Reflecting on her motivation to explore how disruptive technologies, such as artificial intelligence (AI), impact issues of equality, director Shalini Kantayya emphasized the invasive role of AI in surveillance technologies. Algorithms acts as gatekeepers despite, as shown in the film, not being vetted for racial and gender discrimination. As MIT Media Lab researcher Joy Buolamwini discovers in the film, most facial-recognition software does not accurately identify darker-skinned faces and the faces of women. This is contrary to the claims of algorithmic neutrality that private corporations and government contractors use to sell their software.
The scope of surveillance is broad, dominated by tech giants like Google, Facebook and Amazon, each collecting data about personal preferences and behaviors to inform their predictive software. Surveillance technology powered by AI is also deeply integrated into the border control and immigration systems of ICE and CBSA. As Kantayya described, much of this technology is deployed in secret, without rigorous regulation around the algorithms or use of facial recognition technology. Describing the growing ubiquity of AI-based surveillance in policing, Kantayya refers to this as “the new stop and frisk”.
This has created what Kantayya describes as “blind-spots in legislation”, referring to the lax regulation around surveillance technology in the United States. Seeing the urgency in adopting protections against discrimination, Kantayya explains that data and privacy rights must be seen as human rights: “We’re only as safe as the most vulnerable among us.”

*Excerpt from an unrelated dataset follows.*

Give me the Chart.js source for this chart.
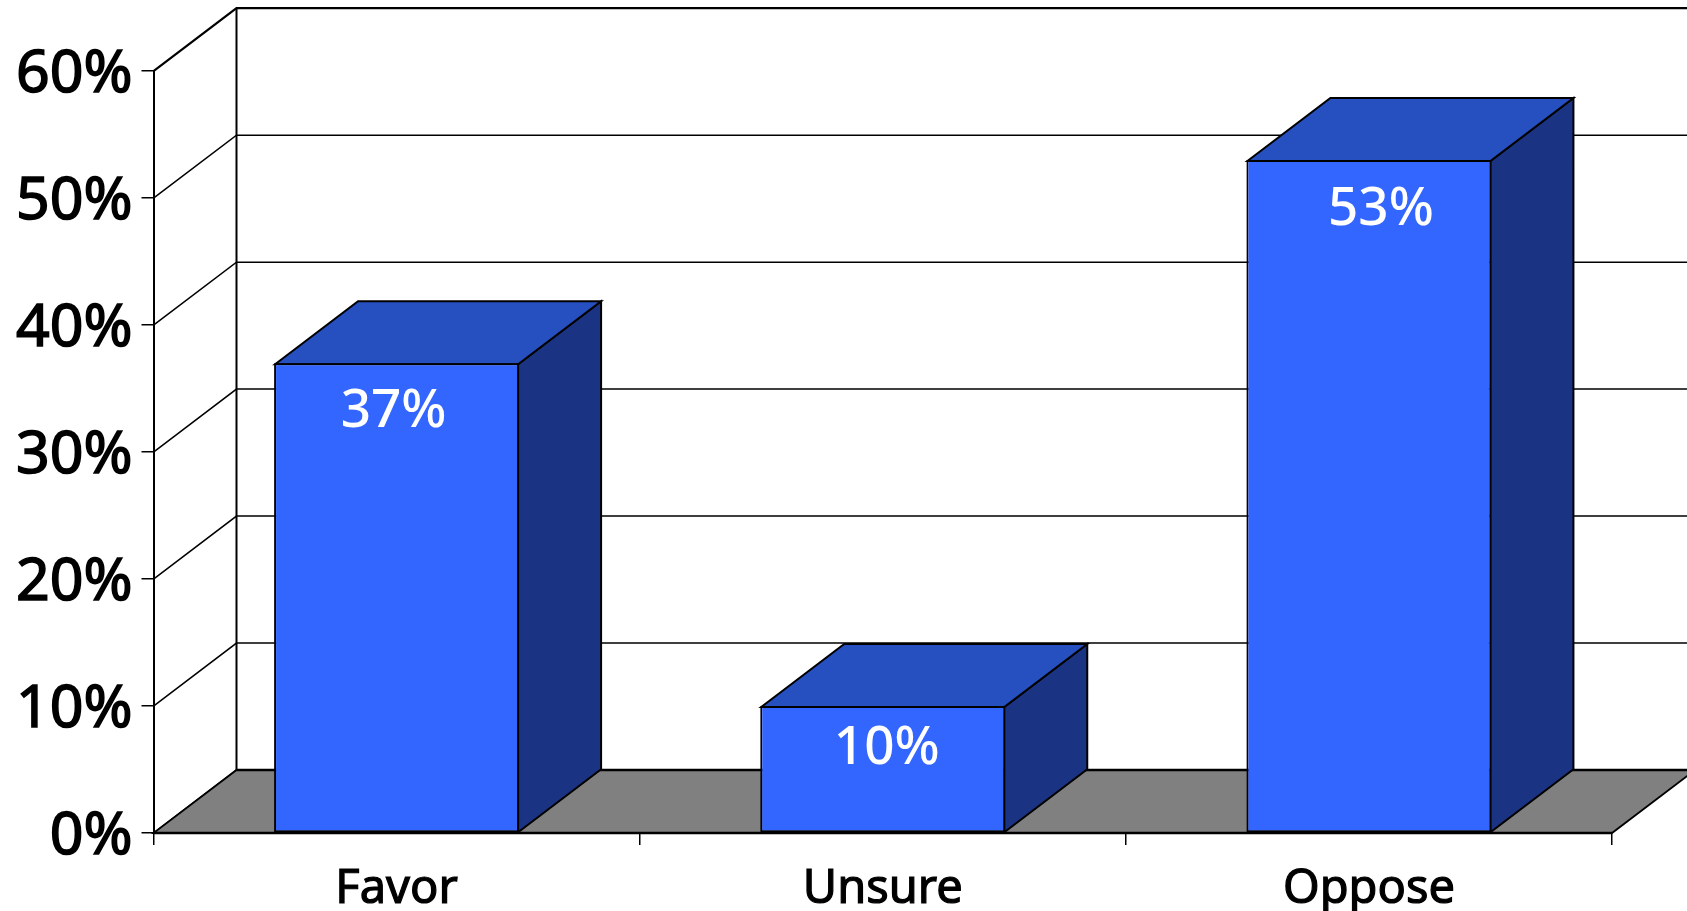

CODED BIAS not only addresses the questions around AI policy in the United States, but should resonate with Canadian audiences as well. Canadian legislation around AI regulation and data privacy rights are also notoriously lax, with few preventative and accountability mechanisms to address algorithmic discrimination. Kantayya’s film ultimately leaves viewers with an incentive to treat algorithmic discrimination as an urgent issue of civil rights. By connecting the discoveries of the researches featured in CODED BIAS to tangible policy change, Kantayya’s film serves as a catalyst for crucial conversations in the era of artificial intelligence. “Intelligence without empathy, without ethics, is not intelligence,” she concludes. “Our biggest enemy is not Amazon … it is our own apathy.”